Because his financing offers may change from week to week, Kasten has found that weekly sales meetings provide an ideal opportunity to go over specifics. He also uses that time to role play with his staff “to make sure everyone is up to speed on the latest financing offer and how to present it.”

 

Your Approach to the Cash Discount Question

If the customer says financing isn’t necessary, Isaacs staff are trained to sweeten the deal by offering a cash discount. Some dealers are not comfortable with the idea of putting the cash option upfront for fear of losing profits. But as long as it builds the financing cost into its pricing (as its Excel program does), Isaacs can still make money off of cash sales with the right negotiating tactics.

Kasten also starts with the margin he’d like to get, then factors that financing cost into the price.
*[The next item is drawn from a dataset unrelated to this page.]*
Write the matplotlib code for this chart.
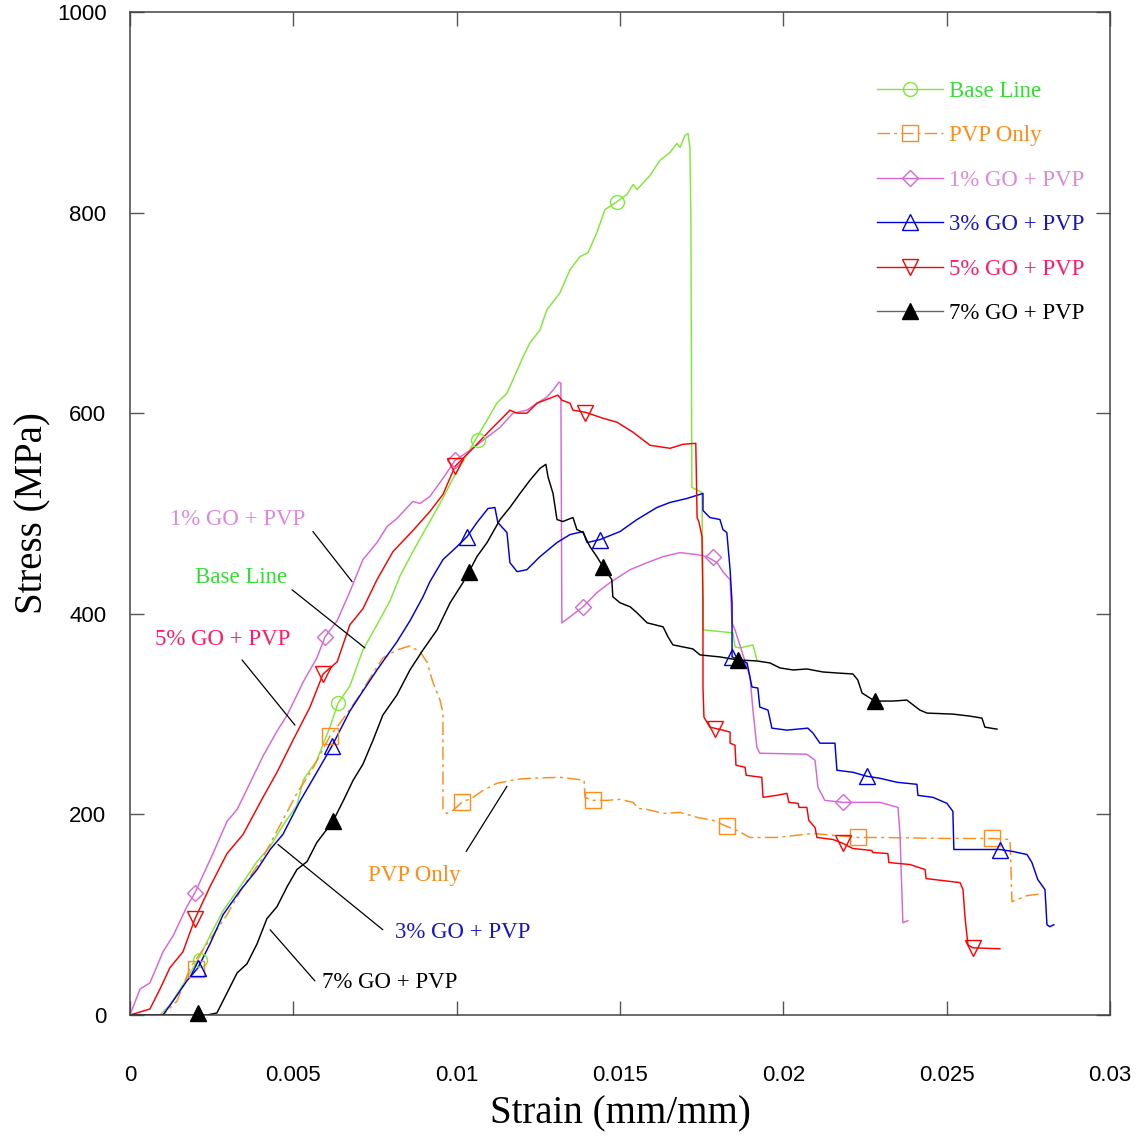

The objective is to recognize a strong anchor price for each product, along with the optimal discount for financing versus cash or other promotions. His store went through several cycles testing different terms to find out which was the most profitable.

A dealer may find it better to average financing costs into the sales price, then offer cash discounts on a case-by-case basis where/when it makes sense. In other words, if interest in financing is high during discovery, then the salesperson proceeds without mentioning a cash discount. But if interest is low, then offering a cash discount may make the offer more appealing.

 

Conclusion

It can’t be denied that financing can be more costly for the hot tub industry than for other major purchase industries like cars, furniture, and appliances. The spa business is challenged because its financing portfolio is not as established from a volume perspective. And the hot tub purchase is often seen as a more discretionary spend that consumers don’t necessarily presume will be financed as they do with a car.

Are the fees associated with consumer financing simply a cost, or can they be considered more of an investment?

 

The takeaway here could be how we look at the cost of financing. Are the fees (or, as the financing companies like to say, discount rates) associated with consumer financing simply a cost, or can they be considered more of an investment? Sometimes a matter of perspective can make quite a difference to your bottom line.